Rows from a dataset of charts and code
+ + + +

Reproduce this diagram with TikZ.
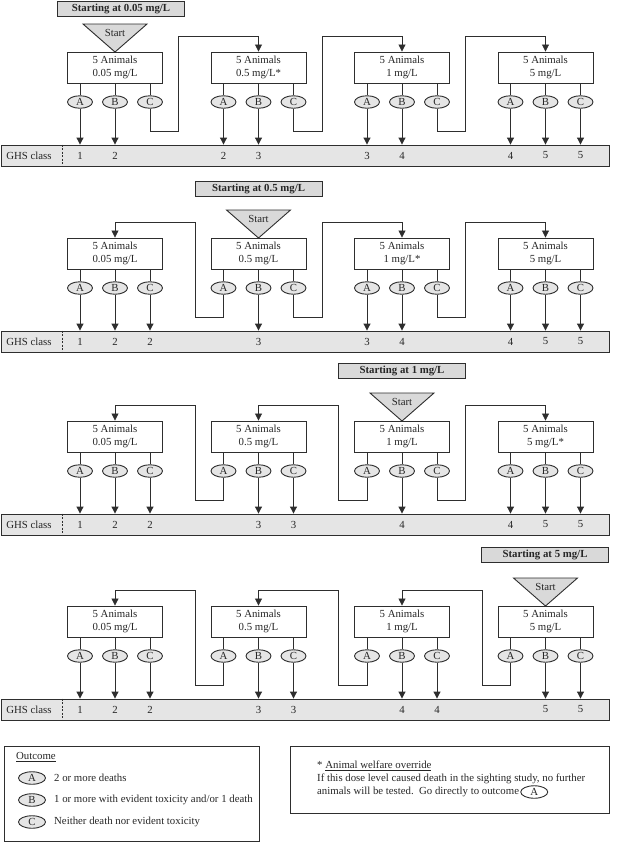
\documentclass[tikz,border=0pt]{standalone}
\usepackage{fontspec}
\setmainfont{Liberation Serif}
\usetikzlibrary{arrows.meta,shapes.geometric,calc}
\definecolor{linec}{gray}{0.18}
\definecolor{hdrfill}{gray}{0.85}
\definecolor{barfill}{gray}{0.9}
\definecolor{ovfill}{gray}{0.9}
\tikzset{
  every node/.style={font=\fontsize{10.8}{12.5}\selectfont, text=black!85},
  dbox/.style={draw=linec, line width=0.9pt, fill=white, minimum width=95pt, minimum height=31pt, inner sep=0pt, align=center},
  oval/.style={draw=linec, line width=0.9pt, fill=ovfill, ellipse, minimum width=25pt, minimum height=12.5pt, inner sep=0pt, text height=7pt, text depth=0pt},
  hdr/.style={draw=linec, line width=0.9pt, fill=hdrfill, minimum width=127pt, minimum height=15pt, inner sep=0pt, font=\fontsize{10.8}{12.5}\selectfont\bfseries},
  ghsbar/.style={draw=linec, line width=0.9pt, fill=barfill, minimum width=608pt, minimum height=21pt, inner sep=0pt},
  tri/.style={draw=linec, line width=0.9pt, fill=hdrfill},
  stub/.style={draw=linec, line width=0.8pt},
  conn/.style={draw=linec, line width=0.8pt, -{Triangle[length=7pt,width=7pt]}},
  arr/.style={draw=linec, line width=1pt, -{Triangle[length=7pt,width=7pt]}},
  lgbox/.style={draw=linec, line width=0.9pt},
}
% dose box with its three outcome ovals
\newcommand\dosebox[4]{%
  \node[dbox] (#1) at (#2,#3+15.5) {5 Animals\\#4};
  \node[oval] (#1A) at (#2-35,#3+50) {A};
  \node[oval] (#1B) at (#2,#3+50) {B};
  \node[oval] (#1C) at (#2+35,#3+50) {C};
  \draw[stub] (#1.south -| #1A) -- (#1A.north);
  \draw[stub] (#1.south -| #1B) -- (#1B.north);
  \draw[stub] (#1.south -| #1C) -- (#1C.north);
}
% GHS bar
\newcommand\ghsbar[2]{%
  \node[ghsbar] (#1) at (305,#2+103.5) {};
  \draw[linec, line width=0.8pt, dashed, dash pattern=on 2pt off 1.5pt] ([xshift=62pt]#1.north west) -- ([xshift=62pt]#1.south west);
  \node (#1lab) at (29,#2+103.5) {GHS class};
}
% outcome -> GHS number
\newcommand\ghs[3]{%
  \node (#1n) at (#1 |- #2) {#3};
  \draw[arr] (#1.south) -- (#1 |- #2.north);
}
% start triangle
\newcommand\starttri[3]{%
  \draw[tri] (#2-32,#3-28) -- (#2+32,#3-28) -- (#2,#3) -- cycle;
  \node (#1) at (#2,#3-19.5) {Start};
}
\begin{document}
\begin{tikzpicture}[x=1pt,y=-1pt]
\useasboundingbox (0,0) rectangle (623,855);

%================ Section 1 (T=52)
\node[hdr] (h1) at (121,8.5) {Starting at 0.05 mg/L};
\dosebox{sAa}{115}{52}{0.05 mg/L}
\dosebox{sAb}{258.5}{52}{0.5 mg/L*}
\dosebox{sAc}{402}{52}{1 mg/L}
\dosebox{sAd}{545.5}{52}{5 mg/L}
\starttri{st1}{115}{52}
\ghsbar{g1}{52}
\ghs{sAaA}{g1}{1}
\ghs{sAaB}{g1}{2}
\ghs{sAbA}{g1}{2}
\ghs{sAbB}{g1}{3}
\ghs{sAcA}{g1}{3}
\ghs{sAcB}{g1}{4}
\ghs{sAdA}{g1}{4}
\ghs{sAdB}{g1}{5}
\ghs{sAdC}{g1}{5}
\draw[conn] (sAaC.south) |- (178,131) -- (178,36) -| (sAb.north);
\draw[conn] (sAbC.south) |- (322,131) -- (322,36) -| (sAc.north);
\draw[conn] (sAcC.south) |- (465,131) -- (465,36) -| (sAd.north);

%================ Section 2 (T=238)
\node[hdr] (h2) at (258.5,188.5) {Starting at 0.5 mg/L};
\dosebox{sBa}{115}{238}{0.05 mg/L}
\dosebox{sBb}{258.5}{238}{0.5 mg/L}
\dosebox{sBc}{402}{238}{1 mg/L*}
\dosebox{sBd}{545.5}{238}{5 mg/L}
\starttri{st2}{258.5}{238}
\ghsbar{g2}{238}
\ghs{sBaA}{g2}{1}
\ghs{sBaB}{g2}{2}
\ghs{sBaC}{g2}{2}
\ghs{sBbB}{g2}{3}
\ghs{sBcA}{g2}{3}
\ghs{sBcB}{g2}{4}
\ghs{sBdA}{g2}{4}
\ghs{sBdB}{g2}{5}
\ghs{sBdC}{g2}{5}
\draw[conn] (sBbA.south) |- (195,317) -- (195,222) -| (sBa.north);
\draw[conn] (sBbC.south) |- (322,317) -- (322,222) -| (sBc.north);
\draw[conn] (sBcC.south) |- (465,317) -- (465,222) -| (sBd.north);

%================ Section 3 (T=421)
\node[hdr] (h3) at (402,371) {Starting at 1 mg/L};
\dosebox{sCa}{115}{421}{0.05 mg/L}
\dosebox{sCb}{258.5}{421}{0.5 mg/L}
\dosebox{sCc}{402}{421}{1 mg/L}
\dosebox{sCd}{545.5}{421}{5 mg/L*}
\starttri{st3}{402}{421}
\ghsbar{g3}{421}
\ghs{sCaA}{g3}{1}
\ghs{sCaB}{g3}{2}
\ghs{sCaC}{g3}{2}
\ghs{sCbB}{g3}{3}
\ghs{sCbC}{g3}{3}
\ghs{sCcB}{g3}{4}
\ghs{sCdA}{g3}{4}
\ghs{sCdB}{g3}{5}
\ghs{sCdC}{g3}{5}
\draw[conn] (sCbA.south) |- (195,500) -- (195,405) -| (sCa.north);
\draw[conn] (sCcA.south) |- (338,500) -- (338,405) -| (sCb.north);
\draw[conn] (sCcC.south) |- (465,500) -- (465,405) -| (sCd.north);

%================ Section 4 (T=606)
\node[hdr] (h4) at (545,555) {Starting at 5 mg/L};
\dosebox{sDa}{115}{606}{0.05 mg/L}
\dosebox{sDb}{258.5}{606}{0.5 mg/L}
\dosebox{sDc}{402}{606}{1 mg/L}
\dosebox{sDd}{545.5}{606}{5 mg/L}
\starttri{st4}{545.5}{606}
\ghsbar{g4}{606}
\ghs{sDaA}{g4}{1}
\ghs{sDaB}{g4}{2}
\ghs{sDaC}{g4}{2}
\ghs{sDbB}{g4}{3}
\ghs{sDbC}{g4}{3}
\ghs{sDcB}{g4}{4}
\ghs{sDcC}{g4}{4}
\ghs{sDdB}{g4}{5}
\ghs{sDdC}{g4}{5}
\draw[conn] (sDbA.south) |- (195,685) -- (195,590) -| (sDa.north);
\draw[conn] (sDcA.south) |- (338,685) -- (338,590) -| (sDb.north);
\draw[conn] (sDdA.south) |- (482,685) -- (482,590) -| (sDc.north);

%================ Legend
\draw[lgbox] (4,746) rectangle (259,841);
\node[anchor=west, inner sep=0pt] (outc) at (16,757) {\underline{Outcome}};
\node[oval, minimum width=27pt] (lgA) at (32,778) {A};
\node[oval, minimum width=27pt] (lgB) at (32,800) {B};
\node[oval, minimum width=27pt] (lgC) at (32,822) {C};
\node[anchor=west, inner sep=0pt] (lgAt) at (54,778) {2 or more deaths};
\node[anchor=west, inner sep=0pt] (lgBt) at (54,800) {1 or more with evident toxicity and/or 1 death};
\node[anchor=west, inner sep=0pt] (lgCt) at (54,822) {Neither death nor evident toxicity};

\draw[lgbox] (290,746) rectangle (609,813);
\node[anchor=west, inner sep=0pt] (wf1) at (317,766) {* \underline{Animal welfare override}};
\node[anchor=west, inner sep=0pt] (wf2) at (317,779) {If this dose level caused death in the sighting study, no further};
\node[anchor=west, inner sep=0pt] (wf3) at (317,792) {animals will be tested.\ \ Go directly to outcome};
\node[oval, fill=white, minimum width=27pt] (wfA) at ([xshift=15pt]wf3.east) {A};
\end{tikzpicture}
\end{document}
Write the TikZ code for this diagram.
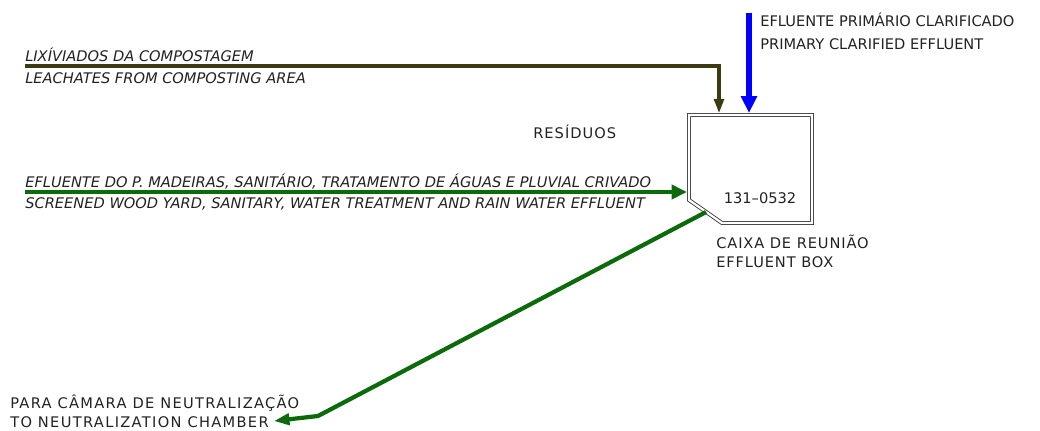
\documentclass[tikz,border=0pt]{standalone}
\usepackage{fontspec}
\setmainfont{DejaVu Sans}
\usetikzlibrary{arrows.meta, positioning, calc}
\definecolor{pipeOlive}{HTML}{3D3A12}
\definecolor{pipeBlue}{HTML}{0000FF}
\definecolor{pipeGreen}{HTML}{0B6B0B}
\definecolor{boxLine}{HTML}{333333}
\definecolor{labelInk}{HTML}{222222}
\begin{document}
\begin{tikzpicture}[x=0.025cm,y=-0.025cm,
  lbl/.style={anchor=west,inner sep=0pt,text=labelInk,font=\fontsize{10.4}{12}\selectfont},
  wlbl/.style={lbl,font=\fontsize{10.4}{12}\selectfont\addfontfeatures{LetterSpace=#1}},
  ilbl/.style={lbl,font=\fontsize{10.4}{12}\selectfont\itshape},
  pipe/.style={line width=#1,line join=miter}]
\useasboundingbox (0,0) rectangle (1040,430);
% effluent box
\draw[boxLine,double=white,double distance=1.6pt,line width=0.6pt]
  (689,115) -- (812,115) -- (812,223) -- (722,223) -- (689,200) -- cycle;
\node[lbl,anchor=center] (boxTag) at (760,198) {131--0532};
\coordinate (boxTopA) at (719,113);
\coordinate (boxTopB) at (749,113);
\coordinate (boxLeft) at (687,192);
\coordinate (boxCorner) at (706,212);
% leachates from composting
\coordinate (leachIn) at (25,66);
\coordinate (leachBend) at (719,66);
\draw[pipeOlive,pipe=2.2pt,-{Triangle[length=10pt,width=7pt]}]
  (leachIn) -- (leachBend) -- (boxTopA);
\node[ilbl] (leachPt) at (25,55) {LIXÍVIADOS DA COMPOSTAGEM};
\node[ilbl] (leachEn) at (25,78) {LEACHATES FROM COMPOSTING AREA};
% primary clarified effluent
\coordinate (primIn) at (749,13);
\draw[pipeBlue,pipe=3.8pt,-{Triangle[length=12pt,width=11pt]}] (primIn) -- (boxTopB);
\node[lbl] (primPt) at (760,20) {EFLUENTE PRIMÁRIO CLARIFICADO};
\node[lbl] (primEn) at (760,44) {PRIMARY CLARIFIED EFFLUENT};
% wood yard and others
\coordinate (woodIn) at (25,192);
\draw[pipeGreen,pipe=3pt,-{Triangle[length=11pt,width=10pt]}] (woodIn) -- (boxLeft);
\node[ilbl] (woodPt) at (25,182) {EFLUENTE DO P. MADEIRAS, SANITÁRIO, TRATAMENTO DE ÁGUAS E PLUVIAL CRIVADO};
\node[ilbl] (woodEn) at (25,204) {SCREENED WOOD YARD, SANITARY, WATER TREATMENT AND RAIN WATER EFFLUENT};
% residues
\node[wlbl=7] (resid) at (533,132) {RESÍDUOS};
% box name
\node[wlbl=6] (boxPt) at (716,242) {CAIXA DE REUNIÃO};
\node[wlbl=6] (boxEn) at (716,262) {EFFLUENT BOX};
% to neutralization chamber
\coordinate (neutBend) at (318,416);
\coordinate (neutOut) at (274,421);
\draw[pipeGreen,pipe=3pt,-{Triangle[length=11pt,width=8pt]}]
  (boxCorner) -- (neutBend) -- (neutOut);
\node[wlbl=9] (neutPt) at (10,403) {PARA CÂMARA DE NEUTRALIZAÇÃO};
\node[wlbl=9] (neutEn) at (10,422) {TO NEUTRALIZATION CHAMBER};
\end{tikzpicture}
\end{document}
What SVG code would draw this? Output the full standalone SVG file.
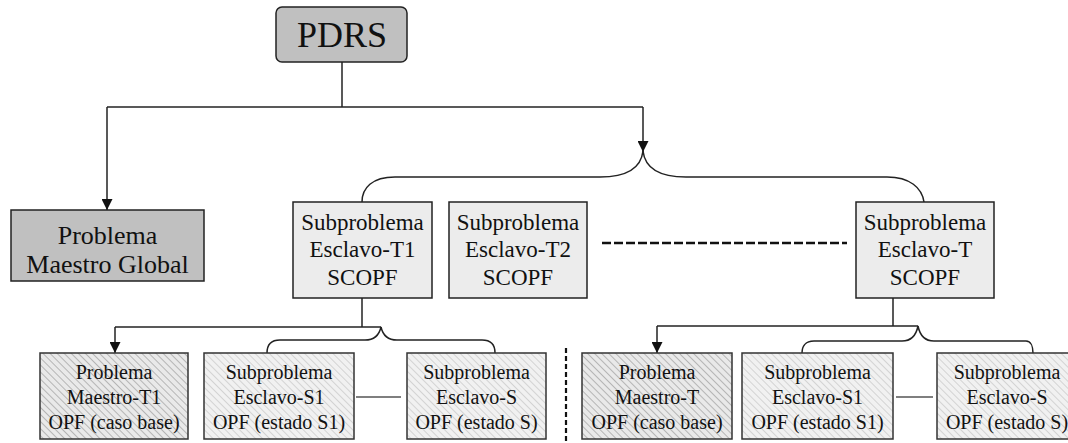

+ + + +

> [OBJECTIVE]:
Pick out, from the lines above, every one that contains the string "diagram".

> [REPLY TO THE TASK]:
Reproduce this diagram with TikZ.
Write the TikZ code for this diagram.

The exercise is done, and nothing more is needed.